To be able to pick the change in intensity of the reflected ultrasonic pulse, the ultrasonic receiver takes into consideration the mechanical stress of the fingerprint on the scanner. The longer a finger stays on the scanner, the more details it can capture, and produce a detailed 3D depiction of the fingerprint. However, a drawback of this type of fingerprint scanning method is that it is not as fast as the other methods of fingerprint scanning. On the other hand, the scanner does a great job of allowing manufacturers to get rid of or minimize the bezels around the screen, which is only possible because the scanner can be easily implemented under the display.


In spite of the different types of fingerprint scanning technology used by the optical, capacitive, or ultrasonic scanners, the basic idea behind using a fingerprint scanner is the same – to ensure a high level of security on the device, without requiring users to remember each and every username or password combination.
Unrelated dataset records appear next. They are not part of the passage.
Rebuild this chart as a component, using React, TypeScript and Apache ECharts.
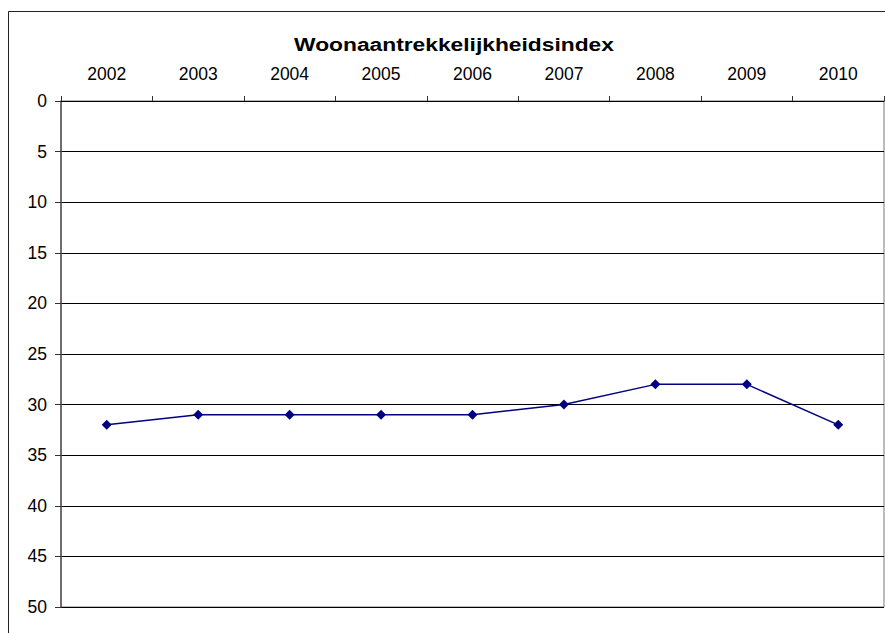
import React, { useEffect, useRef } from "react";
import * as echarts from "echarts";

const title = "Woonaantrekkelijkheidsindex";
const years = ["2002", "2003", "2004", "2005", "2006", "2007", "2008", "2009", "2010"];
const values = [32, 31, 31, 31, 31, 30, 28, 28, 32];

const FONT = 'Arial, "Liberation Sans", sans-serif';

export default function App() {
  const ref = useRef<HTMLDivElement>(null);
  useEffect(() => {
    if (!ref.current) return;
    const chart = echarts.init(ref.current, null, { renderer: "svg" });
    chart.setOption({
      animation: false,
      backgroundColor: "#ffffff",
      grid: {
        left: 61,
        right: 1,
        top: 101,
        bottom: 26,
        show: true,
        borderColor: "#777777",
        borderWidth: 1,
        backgroundColor: "transparent",
      },
      graphic: [
        {
          type: "rect",
          shape: { x: 8.5, y: 11.5, width: 900, height: 700 },
          style: { fill: "none", stroke: "#222222", lineWidth: 1 },
          silent: true,
          z: -1,
        },
        {
          type: "text",
          x: 454,
          y: 44,
          scaleX: 1.2,
          style: {
            text: title,
            font: `bold 19px ${FONT}`,
            fill: "#000000",
            textAlign: "center",
            textVerticalAlign: "middle",
          },
        },
      ],
      xAxis: {
        type: "category",
        position: "top",
        data: years,
        boundaryGap: true,
        axisLine: { show: true, lineStyle: { color: "#000000", width: 1 } },
        axisTick: { show: true, length: 5, inside: false, lineStyle: { color: "#333333" } },
        axisLabel: { color: "#000000", fontSize: 17.5, fontFamily: FONT, margin: 18 },
        splitLine: { show: false },
      },
      yAxis: {
        type: "value",
        inverse: true,
        min: 0,
        max: 50,
        interval: 5,
        axisLine: { show: true, lineStyle: { color: "#555555", width: 1.5 } },
        axisTick: { show: true, length: 6, inside: false, lineStyle: { color: "#333333" } },
        axisLabel: { color: "#000000", fontSize: 17.5, fontFamily: FONT, margin: 14 },
        splitLine: { show: true, lineStyle: { color: "#000000", width: 1 } },
      },
      series: [
        {
          type: "line",
          data: values,
          symbol: "diamond",
          symbolSize: 10,
          lineStyle: { color: "#000080", width: 1.5 },
          itemStyle: { color: "#000080" },
        },
      ],
    });
    return () => chart.dispose();
  }, []);
  return (
    <div
      ref={ref}
      style={{ position: "fixed", left: 0, top: 0, width: 885, height: 633, background: "#fff" }}
    />
  );
}
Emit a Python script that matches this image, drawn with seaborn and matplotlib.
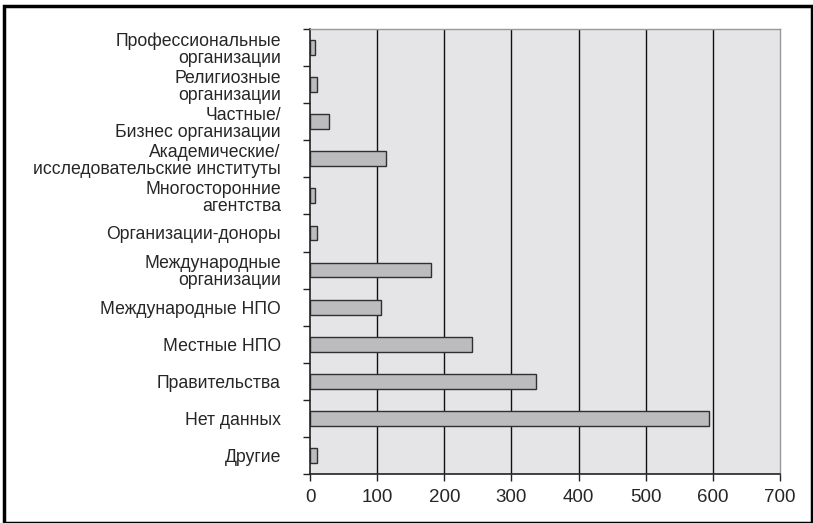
import matplotlib
matplotlib.use("Agg")
import matplotlib.pyplot as plt
import seaborn as sns
import pandas as pd
from matplotlib.patches import Rectangle
from matplotlib.ticker import FixedLocator

# Categories (top to bottom) and counts
categories = [
    "Профессиональные\nорганизации",
    "Религиозные\nорганизации",
    "Частные/\nБизнес организации",
    "Академические/\nисследовательские институты",
    "Многосторонние\nагентства",
    "Организации-доноры",
    "Международные\nорганизации",
    "Международные НПО",
    "Местные НПО",
    "Правительства",
    "Нет данных",
    "Другие",
]
counts = [8, 11, 28, 113, 8, 11, 180, 105, 241, 337, 594, 11]
x_ticks = [0, 100, 200, 300, 400, 500, 600, 700]

df = pd.DataFrame({"category": categories, "count": counts})

sns.set_style("white")
plt.rcParams["font.family"] = ["Liberation Sans", "DejaVu Sans"]

fig = plt.figure(figsize=(8.13, 5.23), dpi=100)
ax = fig.add_axes([310 / 813, 1 - 474 / 523, 470 / 813, 445 / 523])
ax.set_facecolor("#e5e5e7")

sns.barplot(data=df, x="count", y="category", orient="h", ax=ax,
            color="#bcbcbf", edgecolor="#303030", linewidth=1.0,
            width=0.4, saturation=1)

ax.set_xlim(0, 700)
ax.set_ylim(len(categories) - 0.5, -0.5)
ax.set_xticks(x_ticks)
ax.set_xticklabels([str(t) for t in x_ticks], fontsize=13.5)
for t in x_ticks[1:-1]:
    ax.axvline(t, color="#111111", linewidth=1.0, zorder=0.5)

# category labels, right aligned
ax.set_yticks(range(len(categories)))
ax.set_yticklabels(categories, fontsize=12.7, linespacing=1.02, ha="right")
ax.tick_params(axis="y", which="major", left=True, length=0, pad=21)
ax.yaxis.set_minor_locator(FixedLocator([i + 0.5 for i in range(-1, len(categories))]))
ax.tick_params(axis="y", which="minor", left=True, length=5, width=1,
               color="#222222", direction="out")
ax.tick_params(axis="x", bottom=True, length=5, width=1, color="#222222",
               direction="out", pad=6)

ax.set_xlabel("")
ax.set_ylabel("")
for side in ["left", "bottom"]:
    ax.spines[side].set_color("#222222")
    ax.spines[side].set_linewidth(1.2)
for side in ["top", "right"]:
    ax.spines[side].set_color("#999999")
    ax.spines[side].set_linewidth(1.0)

# outer frame around the whole figure
fig.patches.append(Rectangle((4 / 813, 0), 808 / 813, 1 - 6 / 523,
                             transform=fig.transFigure, fill=False,
                             edgecolor="black", linewidth=2.5))

fig.savefig("out.png", dpi=100)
To make things more secure, the basic hardware and software present on all the three different types of fingerprint scanners is also accompanied by a few other hardware components, along with software. For instance, a dedicated IC is used along with the scanners to store the data about the fingerprints and transmitting it further to other processing components. The information is kept securely on the device to prevent any kind of interference from other processes and also preventing other components of the device from accessing such important data.

In case of an Android smartphone, this task is taken care of by an ARM processor, which securely keeps the fingerprint data in a secure chip, that it calls, Trusted Execution Environment (TEE), whereas, on an Apple device, the same is securely saved on to a similar arrangement, that Apple calls, Secure Enclave. Despite the change of operating systems and their internal services, the basic idea is the same, securing the fingerprint data and keeping it in a form that is not easily accessible by other components on the device, to enhance the security.